2. Demand - In recent years, terminal demand for imported vehicles has remained relatively stable. Affected by the epidemic and short-term impact of chips, the imported automobile market declined from 2020 to 2022. From January to August 2022, sales were 517,000 vehicles, a year-on-year decrease of 21.8%, of which August decreased by 5% year-on-year, a slight increase compared to July, showing a recovery trend.
- As supply was less than demand in 2019-20, the inventory depth of the entire imported automobile industry showed a significant decline; supply and demand were basically balanced in 2021, but sales declined; as of August 2022, the inventory depth rose sharply to 3.8 months, which was at a high level. Judging from the trend in the past three months, it showed a downward trend month by month.
- The unit price of imported automobile customs declarations has increased year by year. From 2015 to 2022, the unit price of imported automobile customs declarations increased from 252,100 yuan to 406,000 yuan, breaking through the 400,000 yuan mark. The first reason is the consumption upgrading trend, the second is the trend of localization of low-priced products, and the third is the recent depreciation of the exchange rate.
- Affected by the epidemic, the overall imported car market has declined sharply, and super luxury cars and luxury cars are more popular among consumers. Super luxury cars increased by 11.0% year-on-year this month. From January to August, luxury cars are still the main sales force, accounting for more than 90%.
VI. Vehicle Structure - From January to August 2022, the three major models all experienced declines to varying degrees, with MPVs experiencing the lowest decline, down 4.9% year-on-year, while sedans and SUVs saw declines narrow by 13.3 and 1 percentage points, respectively. Among sedans, the sportback segment saw a larger year-on-year decline than the overall market, exceeding 50%.
7. Displacement down - The 1.5-2.0L displacement range accounts for 47.6%, which has declined compared to 2021, but still remains the largest displacement range; the 2.5-3.0L displacement range increased by 1.1 percentage points compared to 2021, and is the second largest displacement range; parallel imported models have gradually resumed supply, and the share of displacement above 3.0L has rebounded to 5.3%.
8. Sales of imported new energy vehicles fluctuate - From 2016 to 2018, the sales of imported new energy vehicles were between 15,000 and 20,000 units.

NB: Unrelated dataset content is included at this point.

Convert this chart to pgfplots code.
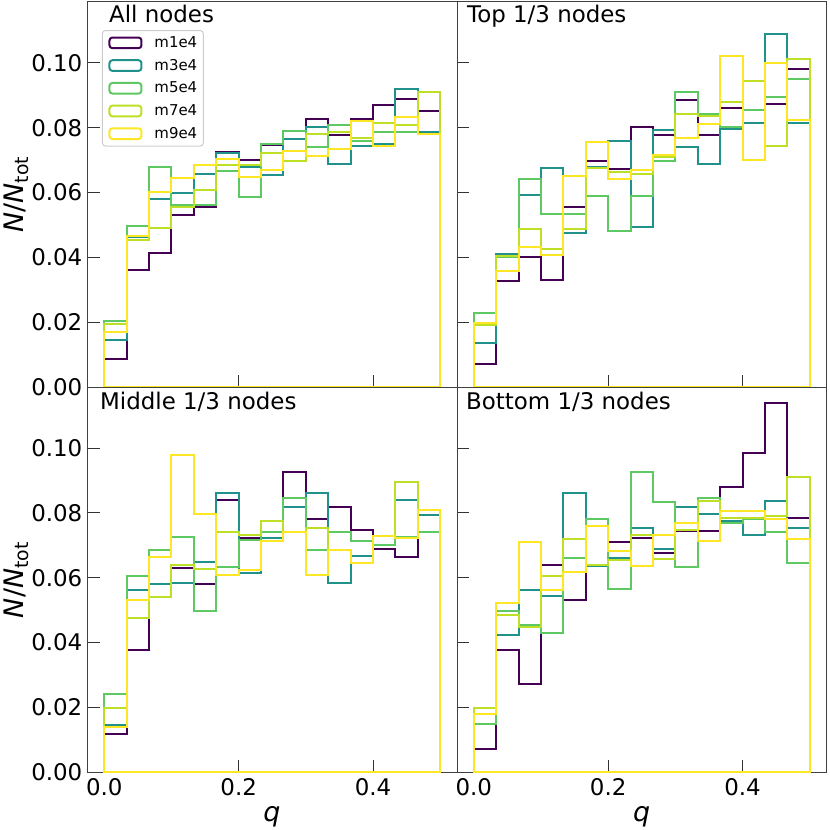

Driven by Model 3, the sales of imported new energy vehicles soared to 60,000 units in 2019, a year-on-year increase of 191%, accounting for 5.4% of the total imported vehicles. With the domestic production of models, the sales scale fell back to 27,500 units in 2020. With the contribution of PHEV, sales in 2021 increased by 26.2% year-on-year. From January to August 2022, NEV sales were 19,130 units, a year-on-year decrease of 6.57%. Sales in August were 3,011 units, a year-on-year decrease of 5.5%, but among them, sales of pure electric models exceeded 1,000 units, a year-on-year increase of 33.3%.